SeaWorld Orlando, which is a temporary recovery center for the marine mammals, has helped eight manatees rehabilitate from debilitation caused by red tide. Currently, SeaWorld rescuers are caring for 24 manatees. Eight of the animals at the facility were brought in after being affected by the algae, while the others needed care for other issues.

Since May 2, when the first manatee impacted by red tide was brought to the SeaWorld, 10 manatees suffering from K. brevis exposure have arrived at the facility. Eight have survived.

When the manatees reach SeaWorld, rescuers flush the toxins out of the animals with fluids. "They literally don't move. They lay in shallow water. We put foam under their head [and] give them fluid," Peterson told Newsweek. "Supportive care is pretty much what you end up doing. Supportive care and hope that you get to them quick enough. If you do, in 24 to 48 hours, you will see the effects of red tide go away.

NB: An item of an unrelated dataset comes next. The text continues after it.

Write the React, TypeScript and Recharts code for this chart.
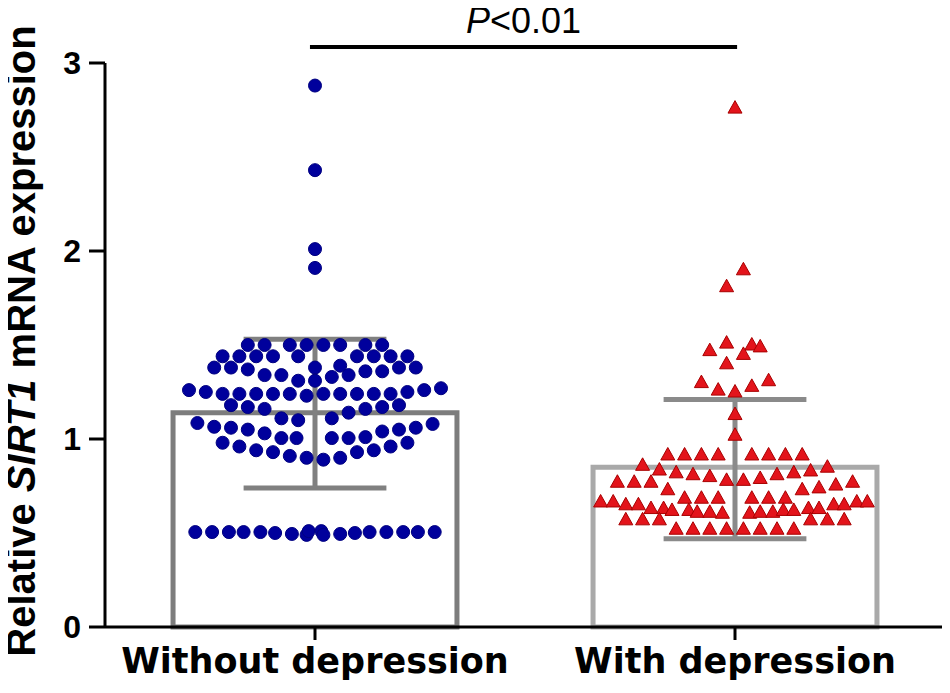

If you don't get to them soon enough, they will die from it."

Manatees are moved via custom trucks or in specially designed shipping containers to more permanent holding facilities after they recover at SeaWorld. 2018© SeaWorld Parks

Once the manatees have recuperated, they are transported to more permanent holding facilities via custom trucks or flown, along with attendants, across state lines in specially designed shipping containers.

The complete rehabilitation effort involves the Florida Fish and Wildlife Conservation Commission, which finds imperiled organisms along the coast, and The Manatee Rescue & Rehabilitation Partnership, which coordinates with SeaWorld to resettle the manatees in facilities across the country, including the Cincinnati and Columbus zoos.

6,131 manatees lived off the coast of Florida as of January. 2018© SeaWorld Parks

The manatees will be held until the red tide subsides and they can be safely released into the wild. But that might not be until 2019, scientists warn. "We're beginning the season when the blooms occur, so it's likely that it's gonna stick around for a while," Quay Dortch, a program manager for the National Oceanic and Atmospheric Administration who studies harmful algal blooms, said.

K. brevis have become more abundant since the 1950s and 1960s. This year's red tide has been particularly damaging. According to Michelle Kerr, a spokeswoman for the Florida Fish and Wildlife Conservation Commission, this is the longest bloom since 2006.

As long as it lasts, Peterson encouraged Floridians to help with rescue efforts. "If you see an animal that looks like it's in distress," Peterson told Newsweek. "Call your local agencies. Call Florida Fish and Wildlife. I can't emphasize [that] enough with this red tide."